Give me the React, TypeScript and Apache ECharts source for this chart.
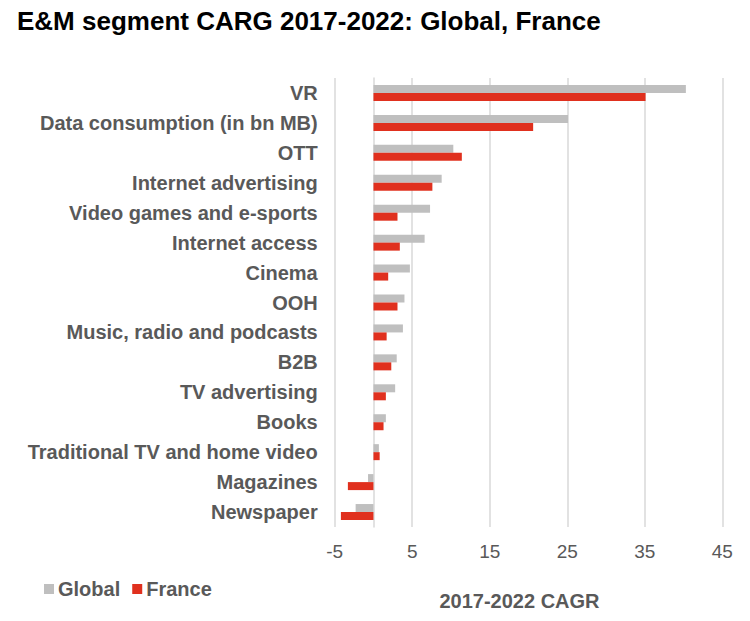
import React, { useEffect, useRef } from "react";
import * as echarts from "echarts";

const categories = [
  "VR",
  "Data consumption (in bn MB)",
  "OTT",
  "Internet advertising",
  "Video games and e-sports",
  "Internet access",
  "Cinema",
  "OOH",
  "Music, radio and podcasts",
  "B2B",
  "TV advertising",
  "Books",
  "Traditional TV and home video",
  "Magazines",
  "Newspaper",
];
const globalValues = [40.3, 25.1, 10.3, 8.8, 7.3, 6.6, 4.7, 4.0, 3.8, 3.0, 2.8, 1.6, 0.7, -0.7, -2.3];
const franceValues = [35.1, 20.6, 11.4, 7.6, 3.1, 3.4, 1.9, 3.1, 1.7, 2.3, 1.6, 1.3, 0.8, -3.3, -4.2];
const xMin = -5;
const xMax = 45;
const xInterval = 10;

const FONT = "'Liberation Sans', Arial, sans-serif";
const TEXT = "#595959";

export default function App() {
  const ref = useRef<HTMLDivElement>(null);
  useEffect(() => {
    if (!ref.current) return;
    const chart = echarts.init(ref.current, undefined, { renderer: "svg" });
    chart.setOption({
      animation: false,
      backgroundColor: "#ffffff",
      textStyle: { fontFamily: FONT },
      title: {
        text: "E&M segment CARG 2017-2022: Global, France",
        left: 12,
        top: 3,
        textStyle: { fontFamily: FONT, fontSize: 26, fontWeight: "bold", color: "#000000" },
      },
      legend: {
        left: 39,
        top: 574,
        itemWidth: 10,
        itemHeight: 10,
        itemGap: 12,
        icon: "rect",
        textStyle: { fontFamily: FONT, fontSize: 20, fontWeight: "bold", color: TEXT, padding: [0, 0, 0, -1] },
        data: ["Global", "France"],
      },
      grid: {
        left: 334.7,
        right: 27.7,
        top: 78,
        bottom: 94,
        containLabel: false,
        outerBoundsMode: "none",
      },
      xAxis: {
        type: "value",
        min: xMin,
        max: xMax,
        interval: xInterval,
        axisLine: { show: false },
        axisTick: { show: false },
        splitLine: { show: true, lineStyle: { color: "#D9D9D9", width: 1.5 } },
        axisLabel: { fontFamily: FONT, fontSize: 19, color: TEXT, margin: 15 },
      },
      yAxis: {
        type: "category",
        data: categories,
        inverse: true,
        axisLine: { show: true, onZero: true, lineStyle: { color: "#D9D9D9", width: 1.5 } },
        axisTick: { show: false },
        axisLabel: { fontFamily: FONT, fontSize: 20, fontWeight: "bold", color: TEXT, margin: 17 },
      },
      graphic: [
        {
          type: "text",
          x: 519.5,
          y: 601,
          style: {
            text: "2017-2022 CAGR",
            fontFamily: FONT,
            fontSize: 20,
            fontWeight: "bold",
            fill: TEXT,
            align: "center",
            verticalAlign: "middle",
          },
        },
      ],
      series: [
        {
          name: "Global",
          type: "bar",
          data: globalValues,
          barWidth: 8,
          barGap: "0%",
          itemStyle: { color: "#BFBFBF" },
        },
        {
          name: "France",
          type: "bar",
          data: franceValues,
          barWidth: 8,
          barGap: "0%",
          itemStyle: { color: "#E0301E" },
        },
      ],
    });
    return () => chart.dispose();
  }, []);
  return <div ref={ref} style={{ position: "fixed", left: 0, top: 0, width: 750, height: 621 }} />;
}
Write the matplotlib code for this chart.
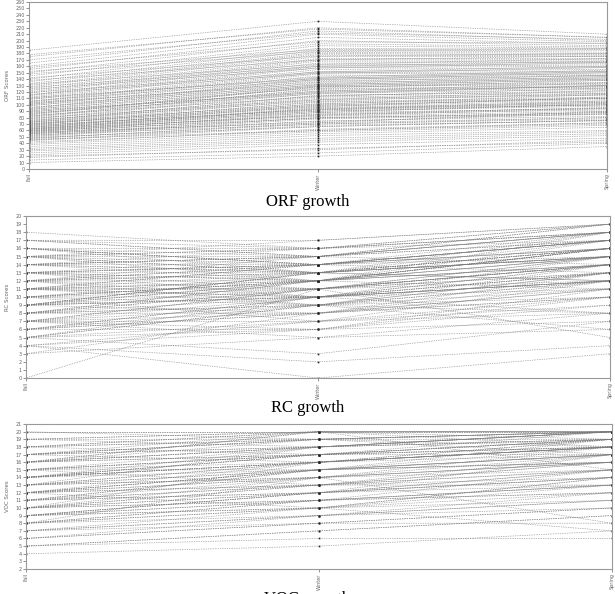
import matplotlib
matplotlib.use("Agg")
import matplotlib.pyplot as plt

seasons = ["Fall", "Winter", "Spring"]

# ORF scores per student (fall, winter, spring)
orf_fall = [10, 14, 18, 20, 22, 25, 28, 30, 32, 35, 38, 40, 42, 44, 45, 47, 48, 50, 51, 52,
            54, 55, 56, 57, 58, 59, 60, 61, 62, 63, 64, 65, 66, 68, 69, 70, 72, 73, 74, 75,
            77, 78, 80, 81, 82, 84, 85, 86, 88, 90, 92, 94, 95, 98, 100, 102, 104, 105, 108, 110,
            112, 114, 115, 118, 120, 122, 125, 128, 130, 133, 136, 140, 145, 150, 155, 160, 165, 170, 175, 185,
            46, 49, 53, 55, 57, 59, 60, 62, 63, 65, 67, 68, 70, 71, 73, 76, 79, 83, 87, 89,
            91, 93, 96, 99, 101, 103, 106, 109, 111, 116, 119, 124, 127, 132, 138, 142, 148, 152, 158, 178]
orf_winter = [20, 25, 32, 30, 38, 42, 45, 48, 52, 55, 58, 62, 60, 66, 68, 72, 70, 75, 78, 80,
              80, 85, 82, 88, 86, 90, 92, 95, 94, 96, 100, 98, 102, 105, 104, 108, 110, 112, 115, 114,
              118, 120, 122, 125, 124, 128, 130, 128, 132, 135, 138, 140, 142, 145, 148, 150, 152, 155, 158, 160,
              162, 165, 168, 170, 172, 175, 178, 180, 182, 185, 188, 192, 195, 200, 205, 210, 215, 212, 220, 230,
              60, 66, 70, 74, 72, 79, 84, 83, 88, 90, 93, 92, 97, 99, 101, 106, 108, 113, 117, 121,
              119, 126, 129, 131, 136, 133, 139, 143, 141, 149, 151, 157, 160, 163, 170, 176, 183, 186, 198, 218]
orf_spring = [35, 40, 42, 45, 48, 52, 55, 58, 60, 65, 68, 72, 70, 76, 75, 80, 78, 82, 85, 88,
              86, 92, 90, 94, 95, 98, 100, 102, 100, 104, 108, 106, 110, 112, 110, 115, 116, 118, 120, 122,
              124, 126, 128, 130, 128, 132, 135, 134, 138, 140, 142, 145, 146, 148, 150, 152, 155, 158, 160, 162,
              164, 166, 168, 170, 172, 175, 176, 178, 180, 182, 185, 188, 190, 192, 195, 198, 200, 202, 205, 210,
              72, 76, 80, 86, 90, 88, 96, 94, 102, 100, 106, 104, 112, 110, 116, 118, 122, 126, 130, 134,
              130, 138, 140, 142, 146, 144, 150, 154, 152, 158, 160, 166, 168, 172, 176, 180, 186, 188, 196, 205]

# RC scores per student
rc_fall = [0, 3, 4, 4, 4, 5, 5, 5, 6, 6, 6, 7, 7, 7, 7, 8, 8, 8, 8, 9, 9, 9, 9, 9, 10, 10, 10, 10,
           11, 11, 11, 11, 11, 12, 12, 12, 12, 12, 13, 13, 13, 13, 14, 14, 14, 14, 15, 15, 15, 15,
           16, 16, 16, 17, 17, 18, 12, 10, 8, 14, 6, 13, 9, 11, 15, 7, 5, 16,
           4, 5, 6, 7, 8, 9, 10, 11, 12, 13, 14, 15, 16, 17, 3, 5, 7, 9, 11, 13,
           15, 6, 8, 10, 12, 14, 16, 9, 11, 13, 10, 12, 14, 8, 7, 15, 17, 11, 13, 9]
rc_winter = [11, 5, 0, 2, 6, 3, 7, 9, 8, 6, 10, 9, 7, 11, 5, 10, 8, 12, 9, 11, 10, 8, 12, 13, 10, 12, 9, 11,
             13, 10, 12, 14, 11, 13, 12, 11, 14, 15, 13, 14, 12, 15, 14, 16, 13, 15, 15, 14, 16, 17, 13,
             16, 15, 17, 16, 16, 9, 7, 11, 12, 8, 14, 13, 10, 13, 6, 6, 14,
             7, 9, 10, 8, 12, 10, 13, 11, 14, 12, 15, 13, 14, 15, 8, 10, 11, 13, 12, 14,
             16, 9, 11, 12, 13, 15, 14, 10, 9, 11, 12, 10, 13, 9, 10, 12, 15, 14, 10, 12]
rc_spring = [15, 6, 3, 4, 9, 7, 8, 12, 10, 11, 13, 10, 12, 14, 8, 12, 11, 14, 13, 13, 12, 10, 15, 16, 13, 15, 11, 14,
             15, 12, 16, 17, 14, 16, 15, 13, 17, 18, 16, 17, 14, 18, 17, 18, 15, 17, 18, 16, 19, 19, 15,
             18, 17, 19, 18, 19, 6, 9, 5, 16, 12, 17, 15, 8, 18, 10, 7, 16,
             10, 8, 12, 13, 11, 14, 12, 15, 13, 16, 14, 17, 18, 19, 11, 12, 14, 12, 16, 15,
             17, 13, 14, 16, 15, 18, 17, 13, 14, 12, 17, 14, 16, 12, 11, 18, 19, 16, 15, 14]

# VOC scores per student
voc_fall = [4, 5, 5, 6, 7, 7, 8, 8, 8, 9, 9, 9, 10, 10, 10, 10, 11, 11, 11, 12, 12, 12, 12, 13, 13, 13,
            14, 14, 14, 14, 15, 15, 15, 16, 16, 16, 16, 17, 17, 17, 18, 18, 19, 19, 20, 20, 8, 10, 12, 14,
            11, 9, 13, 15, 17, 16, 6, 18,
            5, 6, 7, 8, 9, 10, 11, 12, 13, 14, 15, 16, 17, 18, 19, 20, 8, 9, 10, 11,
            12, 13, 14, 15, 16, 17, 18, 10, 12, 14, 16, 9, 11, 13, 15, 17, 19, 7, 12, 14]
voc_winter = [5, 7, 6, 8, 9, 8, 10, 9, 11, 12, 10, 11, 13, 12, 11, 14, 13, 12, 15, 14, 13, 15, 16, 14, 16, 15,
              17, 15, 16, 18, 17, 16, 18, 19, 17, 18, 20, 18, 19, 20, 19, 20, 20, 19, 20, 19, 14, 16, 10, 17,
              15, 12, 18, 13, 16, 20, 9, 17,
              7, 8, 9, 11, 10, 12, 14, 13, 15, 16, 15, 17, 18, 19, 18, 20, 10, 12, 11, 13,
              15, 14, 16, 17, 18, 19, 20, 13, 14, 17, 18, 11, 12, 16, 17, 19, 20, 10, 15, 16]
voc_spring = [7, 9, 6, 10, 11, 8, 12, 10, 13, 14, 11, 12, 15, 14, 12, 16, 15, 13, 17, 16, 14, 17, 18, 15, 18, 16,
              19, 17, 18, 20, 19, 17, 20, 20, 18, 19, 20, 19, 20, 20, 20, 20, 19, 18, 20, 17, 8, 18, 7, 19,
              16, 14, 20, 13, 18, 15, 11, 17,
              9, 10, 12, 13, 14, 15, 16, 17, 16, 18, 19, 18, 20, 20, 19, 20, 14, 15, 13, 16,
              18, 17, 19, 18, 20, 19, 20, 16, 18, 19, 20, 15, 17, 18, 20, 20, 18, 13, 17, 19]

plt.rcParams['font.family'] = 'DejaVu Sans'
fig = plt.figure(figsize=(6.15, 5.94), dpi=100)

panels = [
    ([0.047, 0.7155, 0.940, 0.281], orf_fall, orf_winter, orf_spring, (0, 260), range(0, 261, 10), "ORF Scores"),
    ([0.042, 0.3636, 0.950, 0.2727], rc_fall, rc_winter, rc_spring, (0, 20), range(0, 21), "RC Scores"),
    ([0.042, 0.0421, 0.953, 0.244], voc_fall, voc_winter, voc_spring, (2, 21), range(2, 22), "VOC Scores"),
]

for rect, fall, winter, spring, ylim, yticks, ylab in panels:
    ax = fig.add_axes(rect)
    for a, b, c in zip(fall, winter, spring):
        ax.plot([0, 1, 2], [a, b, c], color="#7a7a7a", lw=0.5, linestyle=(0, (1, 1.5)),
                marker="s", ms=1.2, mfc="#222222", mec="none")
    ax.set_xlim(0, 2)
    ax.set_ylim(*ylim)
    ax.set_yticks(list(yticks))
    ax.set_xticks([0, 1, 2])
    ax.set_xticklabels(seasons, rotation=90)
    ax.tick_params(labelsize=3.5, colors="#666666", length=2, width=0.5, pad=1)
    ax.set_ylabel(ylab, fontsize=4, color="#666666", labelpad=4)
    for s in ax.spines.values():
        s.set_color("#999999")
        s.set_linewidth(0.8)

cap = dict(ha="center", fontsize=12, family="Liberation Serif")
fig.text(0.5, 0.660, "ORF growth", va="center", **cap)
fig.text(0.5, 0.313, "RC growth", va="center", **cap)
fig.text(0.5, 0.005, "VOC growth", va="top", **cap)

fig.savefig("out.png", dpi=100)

********

→ **GOAL**:
Transcribe the entries from their first line to the line that holds "import * as", both included, and skip every picture.

→ **REPLY TO THE TASK**:
Give me the React, TypeScript and Apache ECharts source for this chart.
import React, { useEffect, useRef } from "react";
import * as echarts from "echarts";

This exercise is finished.